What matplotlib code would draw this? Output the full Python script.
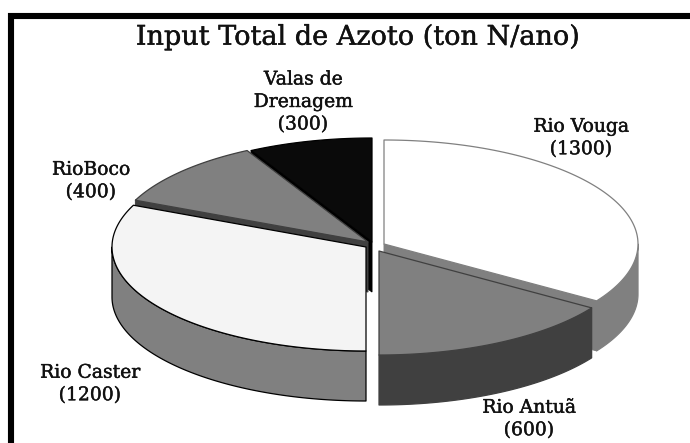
import numpy as np
import matplotlib
matplotlib.use('Agg')
import matplotlib.pyplot as plt
import matplotlib.patheffects as pe
from matplotlib.patches import Polygon

# dados
nomes = ['Rio Vouga', 'Rio Antuã', 'Rio Caster', 'RioBoco', 'Valas de\nDrenagem']
valores = [1300, 600, 1200, 400, 300]

# estilo de cada fatia
cor_topo = ['#ffffff', '#808080', '#f4f4f4', '#808080', '#0a0a0a']
cor_lado = ['#808080', '#404040', '#808080', '#404040', '#000000']
cor_linha = ['#808080', '#404040', '#000000', '#404040', '#000000']
centros = [(384, 244), (379, 251), (366, 247), (368, 242), (372, 242)]
pos_texto = [(581, 138), (529, 419), (90, 384), (91, 181), (303, 102)]

A = 254
B = 104
ALTURA = 50

angulos = np.concatenate([[0], np.cumsum(valores) / np.sum(valores) * 360])


def arco(cx, cy, a1, a2):
    t = np.radians(np.linspace(a1, a2, 120))
    return np.column_stack([cx + A * np.sin(t), cy - B * np.cos(t)])


def desce(pts):
    return pts + np.array([0, ALTURA])


fig = plt.figure(figsize=(6.9, 4.43), dpi=100)
ax = fig.add_axes([0, 0, 1, 1])
ax.set_xlim(0, 690)
ax.set_ylim(443, 0)
ax.axis('off')

# moldura (so topo e lado esquerdo)
ax.plot([8, 690], [16, 16], color='black', lw=4.4, solid_capstyle='butt')
ax.plot([11, 11], [13, 443], color='black', lw=4.4, solid_capstyle='butt')


def lateral(i):
    # parede exterior, so a parte virada para a frente
    a1 = max(angulos[i], 90)
    a2 = min(angulos[i + 1], 270)
    if a2 <= a1:
        return
    pts = arco(*centros[i], a1, a2)
    ax.add_patch(Polygon(np.vstack([pts, desce(pts)[::-1]]), fc=cor_lado[i],
                         ec=cor_linha[i], lw=0.9, joinstyle='round'))


def corte(i, ang):
    # parede do corte radial
    cx, cy = centros[i]
    p = arco(cx, cy, ang, ang)[:2]
    pts = np.array([[cx, cy], p[0]])
    ax.add_patch(Polygon(np.vstack([pts, desce(pts)[::-1]]), fc=cor_lado[i],
                         ec=cor_linha[i], lw=0.7))


def topo(i):
    cx, cy = centros[i]
    pts = arco(cx, cy, angulos[i], angulos[i + 1])
    ax.add_patch(Polygon(np.vstack([[cx, cy], pts]), fc=cor_topo[i],
                         ec=cor_linha[i], lw=0.9, joinstyle='round'))


# de tras para a frente
corte(4, angulos[4])
corte(3, angulos[3])
topo(3)
topo(4)
lateral(2)
topo(2)

corte(0, angulos[1])
lateral(0)
topo(0)
lateral(1)
topo(1)

# traco um pouco mais grosso, como no original
grosso = [pe.withStroke(linewidth=0.3, foreground='#111111')]

ax.text(358, 37, 'Input Total de Azoto (ton N/ano)', family='DejaVu Serif',
        fontsize=19.5, ha='center', va='center', color='#111111', path_effects=grosso)

for nome, v, (x, y) in zip(nomes, valores, pos_texto):
    ax.text(x, y, f'{nome}\n({v})', family='DejaVu Serif', fontsize=13.5,
            ha='center', va='center', linespacing=1.32, color='#111111', path_effects=grosso)

fig.savefig('out.png', dpi=100)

◆ Goal of the exercise
Leave out the pictures and restate, word for word, the lines from the top of the data through the line containing "443], color='black', lw=4.4, solid_capstyle='butt')", both included.

◆ Exercise solution
What matplotlib code would draw this? Output the full Python script.
import numpy as np
import matplotlib
matplotlib.use('Agg')
import matplotlib.pyplot as plt
import matplotlib.patheffects as pe
from matplotlib.patches import Polygon

# dados
nomes = ['Rio Vouga', 'Rio Antuã', 'Rio Caster', 'RioBoco', 'Valas de\nDrenagem']
valores = [1300, 600, 1200, 400, 300]

# estilo de cada fatia
cor_topo = ['#ffffff', '#808080', '#f4f4f4', '#808080', '#0a0a0a']
cor_lado = ['#808080', '#404040', '#808080', '#404040', '#000000']
cor_linha = ['#808080', '#404040', '#000000', '#404040', '#000000']
centros = [(384, 244), (379, 251), (366, 247), (368, 242), (372, 242)]
pos_texto = [(581, 138), (529, 419), (90, 384), (91, 181), (303, 102)]

A = 254
B = 104
ALTURA = 50

angulos = np.concatenate([[0], np.cumsum(valores) / np.sum(valores) * 360])


def arco(cx, cy, a1, a2):
    t = np.radians(np.linspace(a1, a2, 120))
    return np.column_stack([cx + A * np.sin(t), cy - B * np.cos(t)])


def desce(pts):
    return pts + np.array([0, ALTURA])


fig = plt.figure(figsize=(6.9, 4.43), dpi=100)
ax = fig.add_axes([0, 0, 1, 1])
ax.set_xlim(0, 690)
ax.set_ylim(443, 0)
ax.axis('off')

# moldura (so topo e lado esquerdo)
ax.plot([8, 690], [16, 16], color='black', lw=4.4, solid_capstyle='butt')
ax.plot([11, 11], [13, 443], color='black', lw=4.4, solid_capstyle='butt')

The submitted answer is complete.